I didn’t do any work other than some light decoration and I accumulated £12,500 equity in a little under 3 years, which I then used towards a deposit for my next home.
This property was last purchased in June 2010 for £190,000 and Zoopla’s price estimate is now £363,000 (as at April 2020).
My Second Home
I purchased this house for £96,000 in June 1998 and sold in August 2003 for £237,550. The decor was outdated when I bought it and I had a new central heating system, new kitchen and new bathroom installed, a new driveway and I decorated throughout.
I estimate that I spent £25,000 renovating this property over the 5 years I lived there.
This property was last purchased in October 2006 for £267,000 and Zoopla’s price estimate is now £501,000 (as at April 2020).
My First Renovation Project
Let’s look at the numbers of a property that I invested in for a flip (buy, renovate and sell). I purchased the property for £143,500.00 in May 2013 and I sold it in February 2014 for £177,500.00.
I shared how much I made along with the total renovation costs and associated fees with buying and selling this property, in this short video:
There is something else very interesting that I would like to share about this property.
I received a copy of the deeds during the purchase process and I noticed that the property was first sold in 1938 for £500.
We can do some simple arithmetic to see if the price of this property has doubled in line with the ‘every 10 years’ theory:
Year | Price/Speculation | Remarks |
1938 | £500 | Original sale price |
1948 | £1,000 | – |
1958 | £2,000 | – |
1968 | £4,000 | – |
1978 | £8,000 | – |
1988 | £16,000 | – |
1998 | £32,000 | – |
2008 | £64,000 | Sold February 2014 for £177,500 |
2018 | £128,000 | – |
Zoopla’s price estimate is now £247,000 (as at April 2020). So over the course of an 80 year period, this property has more than doubled in value decade on decade.
What Does All This Data Mean For Property Investors?
Well, clearly there is no straight line.

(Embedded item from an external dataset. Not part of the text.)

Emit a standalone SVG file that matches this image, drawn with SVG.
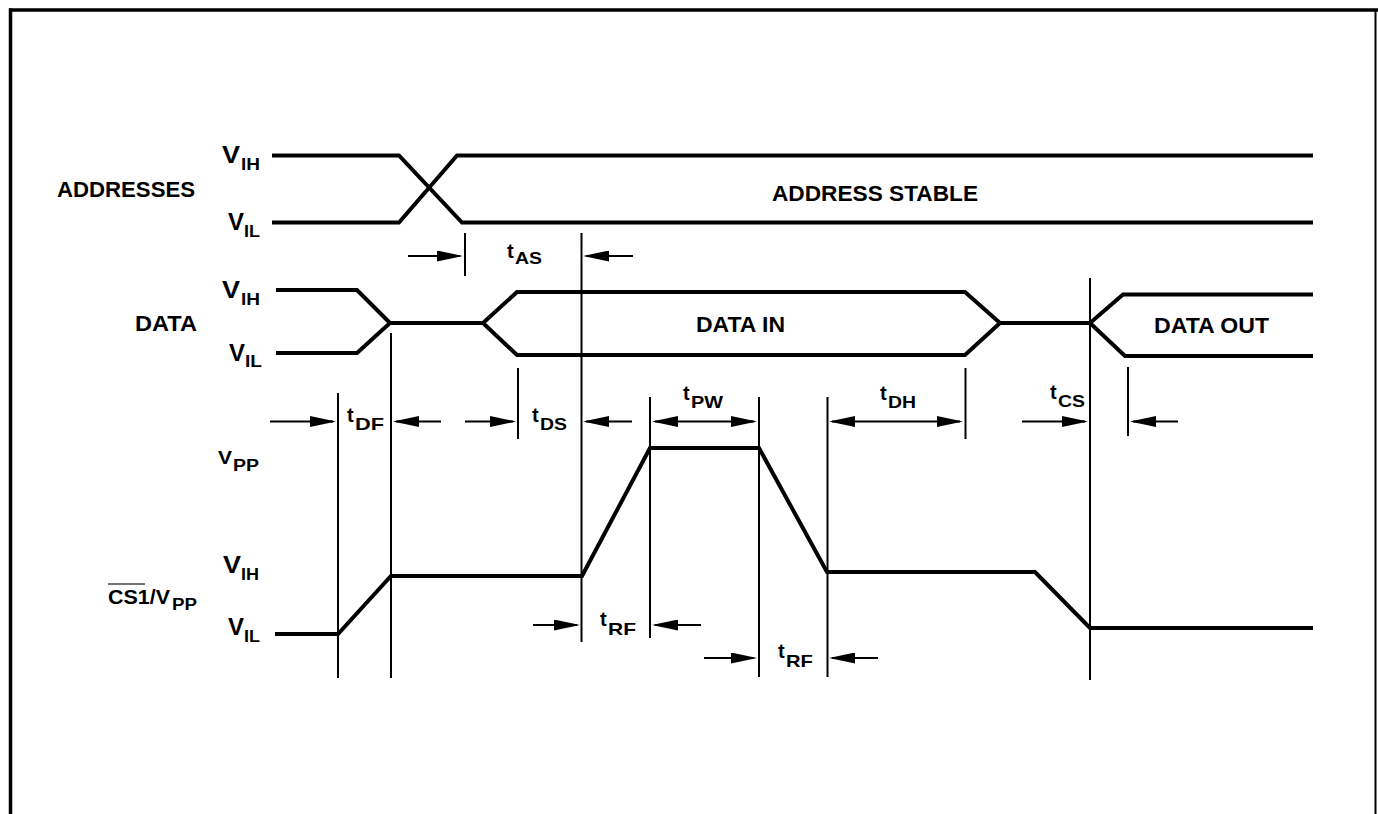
<svg xmlns="http://www.w3.org/2000/svg" width="1378" height="814" viewBox="0 0 1378 814">
<style>
.w{fill:none;stroke:#000;stroke-width:4;stroke-linejoin:miter}
.v{fill:none;stroke:#000;stroke-width:2}
.a{fill:none;stroke:#000;stroke-width:2}
.t{font-family:"Liberation Sans",Arial,Helvetica,sans-serif;font-weight:bold;fill:#000}
.L{font-size:22px}
.V{font-size:24px}
.S{font-size:16px}
.T{font-size:20px}
.U{font-size:17px}
</style>
<defs>
<marker id="ah" markerUnits="userSpaceOnUse" markerWidth="27" markerHeight="11" refX="23" refY="5.5" orient="auto-start-reverse">
<path d="M0,0 L26,5.5 L0,11 z" fill="#000"/>
</marker>
</defs>
<rect width="1378" height="814" fill="#fff"/>
<g id="frame">
<line x1="9" y1="10" x2="1378" y2="10" stroke="#000" stroke-width="3.5"/>
<line x1="10.5" y1="8.5" x2="10.5" y2="814" stroke="#000" stroke-width="3.5"/>
<line x1="1375.5" y1="10" x2="1375.5" y2="814" stroke="#000" stroke-width="2"/>
</g>
<g id="addresses">
<path class="w" d="M272,155.5 H399 L462,222.5 H1313"/>
<path class="w" d="M272,222.5 H399 L457,155.5 H1313"/>
<text class="t L" x="57" y="197" textLength="138" lengthAdjust="spacingAndGlyphs">ADDRESSES</text>
<text class="t L" x="772" y="201" textLength="206" lengthAdjust="spacingAndGlyphs">ADDRESS STABLE</text>
<text class="t V" x="222" y="163" textLength="18" lengthAdjust="spacingAndGlyphs">V</text>
<text class="t S" x="241" y="170" textLength="19" lengthAdjust="spacingAndGlyphs">IH</text>
<text class="t V" x="228" y="230" textLength="16" lengthAdjust="spacingAndGlyphs">V</text>
<text class="t S" x="244" y="237" textLength="16" lengthAdjust="spacingAndGlyphs">IL</text>
</g>
<g id="data">
<path class="w" d="M276,290 H357 L390,323 L357,353 H276"/>
<path class="w" d="M390,323 H483"/>
<path class="w" d="M483,323 L517,292 H965 L1000,323 L965,355 H517 Z"/>
<path class="w" d="M1000,323 H1090"/>
<path class="w" d="M1313,294.5 H1123 L1090,323 L1125,356 H1313"/>
<text class="t L" x="135" y="331" textLength="62" lengthAdjust="spacingAndGlyphs">DATA</text>
<text class="t L" x="696" y="332" textLength="89" lengthAdjust="spacingAndGlyphs">DATA IN</text>
<text class="t L" x="1154" y="333" textLength="115" lengthAdjust="spacingAndGlyphs">DATA OUT</text>
<text class="t V" x="222" y="298" textLength="18" lengthAdjust="spacingAndGlyphs">V</text>
<text class="t S" x="241" y="305" textLength="19" lengthAdjust="spacingAndGlyphs">IH</text>
<text class="t V" x="229" y="361" textLength="16" lengthAdjust="spacingAndGlyphs">V</text>
<text class="t S" x="245" y="367" textLength="17" lengthAdjust="spacingAndGlyphs">IL</text>
</g>
<g id="cs1">
<path class="w" d="M275,634 H338 L391,576 H582 L650,448 H759 L827,572 H1035 L1090,628 H1313"/>
<text class="t" style="font-size:19px" x="218" y="464" textLength="14" lengthAdjust="spacingAndGlyphs">V</text>
<text class="t S" x="233" y="471" textLength="26" lengthAdjust="spacingAndGlyphs">PP</text>
<text class="t V" x="223" y="573" textLength="18" lengthAdjust="spacingAndGlyphs">V</text>
<text class="t S" x="241" y="580" textLength="18" lengthAdjust="spacingAndGlyphs">IH</text>
<text class="t" style="font-size:20px" x="108" y="604" textLength="62" lengthAdjust="spacingAndGlyphs">CS1/V</text>
<text class="t S" x="172" y="610" textLength="25" lengthAdjust="spacingAndGlyphs">PP</text>
<line x1="108" y1="584" x2="145" y2="584" stroke="#444" stroke-width="1.3"/>
<text class="t V" x="228" y="635" textLength="16" lengthAdjust="spacingAndGlyphs">V</text>
<text class="t S" x="244" y="642" textLength="16" lengthAdjust="spacingAndGlyphs">IL</text>
</g>
<g id="connectors">
<line class="v" x1="338" y1="393" x2="338" y2="678"/>
<line class="v" x1="391" y1="333" x2="391" y2="678"/>
<line class="v" x1="465" y1="233" x2="465" y2="276"/>
<line class="v" x1="581.5" y1="233" x2="581.5" y2="642"/>
<line class="v" x1="518" y1="368" x2="518" y2="439"/>
<line class="v" x1="650" y1="397" x2="650" y2="638"/>
<line class="v" x1="759" y1="397" x2="759" y2="677"/>
<line class="v" x1="827.5" y1="397" x2="827.5" y2="677"/>
<line class="v" x1="965.5" y1="368" x2="965.5" y2="439"/>
<line class="v" x1="1090" y1="278" x2="1090" y2="680"/>
<line class="v" x1="1128" y1="367" x2="1128" y2="436"/>
<line class="a" x1="408" y1="256" x2="460" y2="256" marker-end="url(#ah)"/>
<line class="a" x1="633" y1="256" x2="586" y2="256" marker-end="url(#ah)"/>
<line class="a" x1="270" y1="421.5" x2="333" y2="421.5" marker-end="url(#ah)"/>
<line class="a" x1="441" y1="421.5" x2="396" y2="421.5" marker-end="url(#ah)"/>
<line class="a" x1="465" y1="421.5" x2="513" y2="421.5" marker-end="url(#ah)"/>
<line class="a" x1="632" y1="421.5" x2="586" y2="421.5" marker-end="url(#ah)"/>
<line class="a" x1="655" y1="421.5" x2="754" y2="421.5" marker-start="url(#ah)" marker-end="url(#ah)"/>
<line class="a" x1="832" y1="421.5" x2="960" y2="421.5" marker-start="url(#ah)" marker-end="url(#ah)"/>
<line class="a" x1="1022" y1="421.5" x2="1085" y2="421.5" marker-end="url(#ah)"/>
<line class="a" x1="1178" y1="421.5" x2="1133" y2="421.5" marker-end="url(#ah)"/>
<line class="a" x1="533" y1="625" x2="577" y2="625" marker-end="url(#ah)"/>
<line class="a" x1="701" y1="625" x2="655" y2="625" marker-end="url(#ah)"/>
<line class="a" x1="704" y1="658" x2="754" y2="658" marker-end="url(#ah)"/>
<line class="a" x1="878" y1="658" x2="832" y2="658" marker-end="url(#ah)"/>
</g>
<g id="timing-labels">
<text class="t T" x="507" y="258">t</text><text class="t U" x="515" y="264" textLength="27" lengthAdjust="spacingAndGlyphs">AS</text>
<text class="t T" x="347" y="422">t</text><text class="t U" x="355" y="430" textLength="29" lengthAdjust="spacingAndGlyphs">DF</text>
<text class="t T" x="532" y="422">t</text><text class="t U" x="540" y="430" textLength="27" lengthAdjust="spacingAndGlyphs">DS</text>
<text class="t T" x="683" y="400">t</text><text class="t U" x="691" y="408" textLength="32" lengthAdjust="spacingAndGlyphs">PW</text>
<text class="t T" x="880" y="400">t</text><text class="t U" x="888" y="408" textLength="28" lengthAdjust="spacingAndGlyphs">DH</text>
<text class="t T" x="1050" y="399">t</text><text class="t U" x="1058" y="407" textLength="27" lengthAdjust="spacingAndGlyphs">CS</text>
<text class="t T" x="600" y="626">t</text><text class="t U" x="608" y="635" textLength="28" lengthAdjust="spacingAndGlyphs">RF</text>
<text class="t T" x="778" y="658">t</text><text class="t U" x="786" y="667" textLength="27" lengthAdjust="spacingAndGlyphs">RF</text>
</g>
</svg>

It’s unreasonable to assume that you could purchase any property and expect it to double in value over the next 10 years.
The historical sales data for my renovation project is very inspiring though. Which reinforces the advice of professional investors who state that you need to invest for the long term.
Investing for the long term means that you must ensure the numbers work before purchasing so that the rental income you receive covers any over heads, and the running costs, whilst the property is tenanted.
Every buy-to-let property should be treated as a business. If any business fails to reach at leasts its running costs, it will not survive. A failing buy-to-let will lead to having to evict the tenant(s) and possibly a repossession which will have an impact on other property prices in the area.
When looking for a property it is very important to recognise the condition of the property compared to other properties that have recently sold. A property which requires a fair amount of renovation works, is not going to be worth the same amount as a property next door which sold 6 months previously in excellent condition.
What Effect Does Inflation Have On House Prices?
You cannot have a conversation about the increase of property prices without talking about inflation.
In 2016 the Consumer Price Index Housing (CPIH) became the official measure of inflation and replaced the older Consumer Price Index (CPI). The CPIH measures a sample of the typical costs for goods and services bought by average households. And it now includes mortgage costs, home insurance, estate agents’ fees and property renovation expenditure, hence the addition of the ‘H’.
The increase in prices for goods and services will have a direct impact on the prices of the property market. If it cost more to buy the materials and hire the services required to build a property, then the price to purchase that property will increase.
In 1990 the average house price was recorded to be £54,919 by the Nationwide HPI. A loaf of bread cost just £0.51 and a pint of milk was £0.32 as recorded by the ONS. Today, all those numbers are much higher.
Imagine having a mortgage with a 75% loan to value on that property today! If you purchased that ‘average’ property in 1990 on an interest only mortgage, you would only owe the lender £41,189.25 today, with the ‘average’ house price currently recorded as £217,911.
Are you benefiting from inflation?
Borrowers can benefit more from inflation than lenders because the amount they borrowed deflates in value over time. If you borrow £100,000 today to buy a property, in 20 years time that same £100,000 is going to be worth far less in terms of its purchasing power.
Why Do Property Values Increase?
Inflation is the main reason property prices increase. In addition, we sometimes have to cope with quantitive easing. And the more currency that is printed into circulation, the more that currency will fall in value. This causes an increase in prices from bread to land, and everything in between.
Did you notice that I used the word ‘currency’ and not ‘money’? That’s a topic for another article which I’ll save for another time.
Other factors which can cause property values to increase are:
- Increase in population
- People living longer
- Increase in employment
- Decrease in number of properties for sale
- Improved transport links
- Buoyant lending market
What Causes Property Values To Decrease?
There are actually fewer instances, outside of your control, that can cause property values to decrease rather than increase.
5 likely causes for property values to decrease are:
- An increase to mortgage rates
- Decrease in employment in your area
- Repossessions in the surrounding area
- An increase of comparable sales
- Natural disasters
What Determines The Market Value Of A Property?
There are many factors that affect property prices including, but not limited to; inflation, location, employment, transport links, lending, population and other investments and developments in the area.
A recorded market value is an opinion provided by an experienced valuer who will account for the location, size, condition, recent local sales and demand of the property. Additional features can enhance the value and/or increase the chances of the value being realised in the sale.
Ultimately, a property is only worth what someone is willing to pay for it.